The Persistence of Memory
It was an open space where a window used to be on the fifth floor of the dorm. Fifty feet below, directly under the missing window, the young man was lying face-down on the glass in the snow. I pointed to the window as the siren approached. The distance to ground, the force of the impact, surely he was badly hurt. He might die.
The onlookers asked: What happened? How?
One of the first on the scene, I leaned in: “Hang on,” I whispered.
Despite the cold, my face was flushed. I looked for a gash. A cut. A bone wrenched sideways, or crushed. I slipped off my coat. Laid it over his shoulders. Had he heard when I whispered? Had he moved? The medics pushed me back.

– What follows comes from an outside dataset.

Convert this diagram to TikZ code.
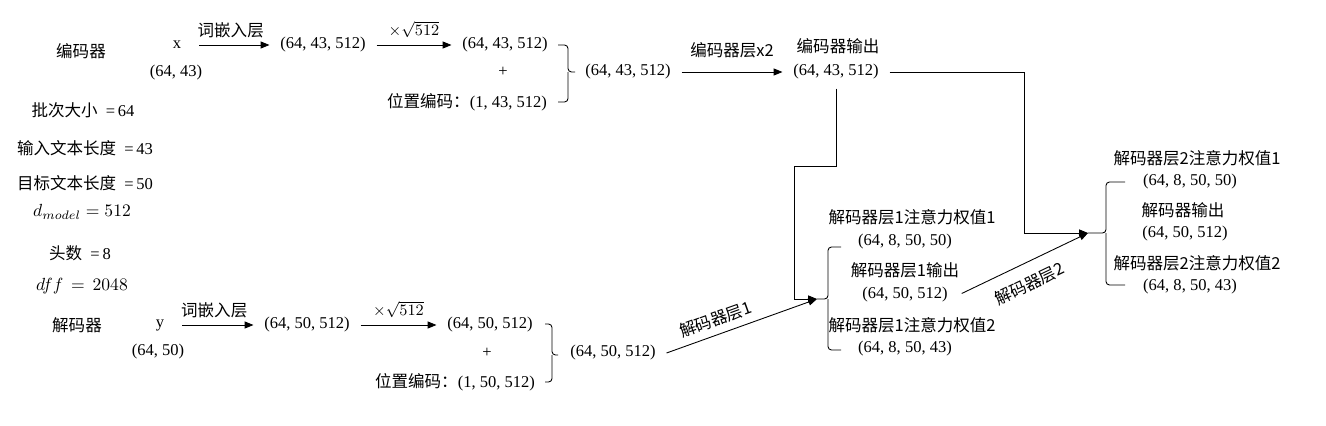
\documentclass[tikz,border=0pt]{standalone}
\usepackage{fontspec}
\setmainfont{Liberation Serif}
\newfontfamily\cjk{Noto Sans CJK SC}
\usetikzlibrary{arrows.meta}

\begin{document}
\begin{tikzpicture}[
		x=0.02cm, y=-0.02cm,
		font=\fontsize{9.4}{11}\selectfont,
		every node/.style={inner xsep=6pt, inner ysep=1pt},
		arr/.style={-{Triangle[length=5pt,width=4pt]}, line width=0.5pt},
		brk/.style={rounded corners=2pt, line width=0.5pt}
	]
	\useasboundingbox (0,0) rectangle (1326,426);

	% parameters
	\node (enc) at (81,51) {\cjk 编码器};
	\node (batch) at (83,110) {{\cjk 批次大小}~ =\,64};
	\node (srclen) at (85,148) {{\cjk 输入文本长度}~ =\,43};
	\node (tgtlen) at (85,183) {{\cjk 目标文本长度}~ =\,50};
	\node (dmodel) at (82,212) {\fontsize{10}{12}\selectfont $d_{model} = 512$};
	\node (heads) at (80,253) {{\cjk 头数}~ =\,8};
	\node (dff) at (82,286) {\fontsize{10}{12}\selectfont $dff\, =\, 2048$};
	\node (dec) at (77,325) {\cjk 解码器};

	% encoder row
	\node (x) at (177,45) {x};
	\node (xshape) at (176,73) {(64, 43)};
	\node (emb1) at (323,45) {(64, 43, 512)};
	\node (sc1) at (505,45) {(64, 43, 512)};
	\node (plus1) at (503,72) {+};
	\node (pe1) at (467,102) {{\cjk 位置编码：}(1, 43, 512)};
	\node (sum1) at (628,72) {(64, 43, 512)};
	\node (encname) at (838,46) {\cjk 编码器输出};
	\node (encout) at (836,72) {(64, 43, 512)};

	\draw[arr, shorten <=4pt] (x) -- node[above=3pt]{\cjk 词嵌入层} (emb1);
	\draw[arr] (emb1) -- node[above=3pt]{$\times\sqrt{512}$} (sc1);
	\draw[brk] (558,45) -| (568,72) -- (575,72);
	\draw[brk] (558,102) -| (568,72);
	\draw[arr] (sum1) -- node[above=7pt]{\cjk 编码器层x2} (encout);

	% decoder row
	\node (y) at (160,325) {y};
	\node (yshape) at (158,352) {(64, 50)};
	\node (emb2) at (307,325) {(64, 50, 512)};
	\node (sc2) at (490,325) {(64, 50, 512)};
	\node (plus2) at (487,353) {+};
	\node (pe2) at (455,382) {{\cjk 位置编码：}(1, 50, 512)};
	\node (sum2) at (613,353) {(64, 50, 512)};

	\draw[arr, shorten <=4pt] (y) -- node[above=3pt]{\cjk 词嵌入层} (emb2);
	\draw[arr] (emb2) -- node[above=3pt]{$\times\sqrt{512}$} (sc2);
	\draw[brk] (545,324) -| (552,355) -- (558,355);
	\draw[brk] (545,382) -| (552,355);

	% decoder layer 1
	\node (d1w1) at (912,217) {\cjk 解码器层1注意力权值1};
	\node (d1w1s) at (905,242) {(64, 8, 50, 50)};
	\node (d1name) at (905,270) {\cjk 解码器层1输出};
	\node (d1out) at (905,295) {(64, 50, 512)};
	\node (d1w2) at (912,325) {\cjk 解码器层1注意力权值2};
	\node (d1w2s) at (905,349) {(64, 8, 50, 43)};
	\coordinate (d1in) at (817,299);
	\coordinate (turnB) at (794,166);
	\draw[brk] (841,247) -| (828,299) -- (817,299);
	\draw[brk] (841,350) -| (828,299);

	% decoder layer 2
	\node (d2w1) at (1197,158) {\cjk 解码器层2注意力权值1};
	\node (d2w1s) at (1190,182) {(64, 8, 50, 50)};
	\node (d2name) at (1183,210) {\cjk 解码器输出};
	\node (d2out) at (1185,234) {(64, 50, 512)};
	\node (d2w2) at (1197,263) {\cjk 解码器层2注意力权值2};
	\node (d2w2s) at (1190,287) {(64, 8, 50, 43)};
	\coordinate (d2in) at (1088,233);
	\coordinate (turnA) at (1024,233);
	\draw[brk] (1125,182) -| (1106,233) -- (1088,233);
	\draw[brk] (1125,285) -| (1106,233);

	% connections
	\draw[arr] (sum2.east) -- node[sloped, above=3pt, pos=0.36]{\cjk 解码器层1} (d1in);
	\draw[arr, shorten <=4pt] (encout.south) |- (turnB) |- (d1in);
	\draw[arr] (encout) -| (turnA) -- (d2in);
	\draw[arr, shorten <=2pt] (d1out.east) -- node[sloped, below=6pt, pos=0.48]{\cjk 解码器层2} (d2in);
\end{tikzpicture}
\end{document}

That night on the news they said it was an elaborate prank staged when his girlfriend had left him. Something like: Jilted lover fakes suicide attempt. I remembered the glass; it should have been broken. It should have shattered or cracked. Troubling details. My thoughts persisted as I washed the dishes. The open space where the window used to be. The imprint of glass in the snow. It had seemed so real I worried all day, even going so far as to announce the horrific event in my classes and how I had found him, how I had given him my coat. I suffered in my thoughts a thousand injuries, as I relived it again and again.
A dish slipped from my hand. Yes, I wanted him dead.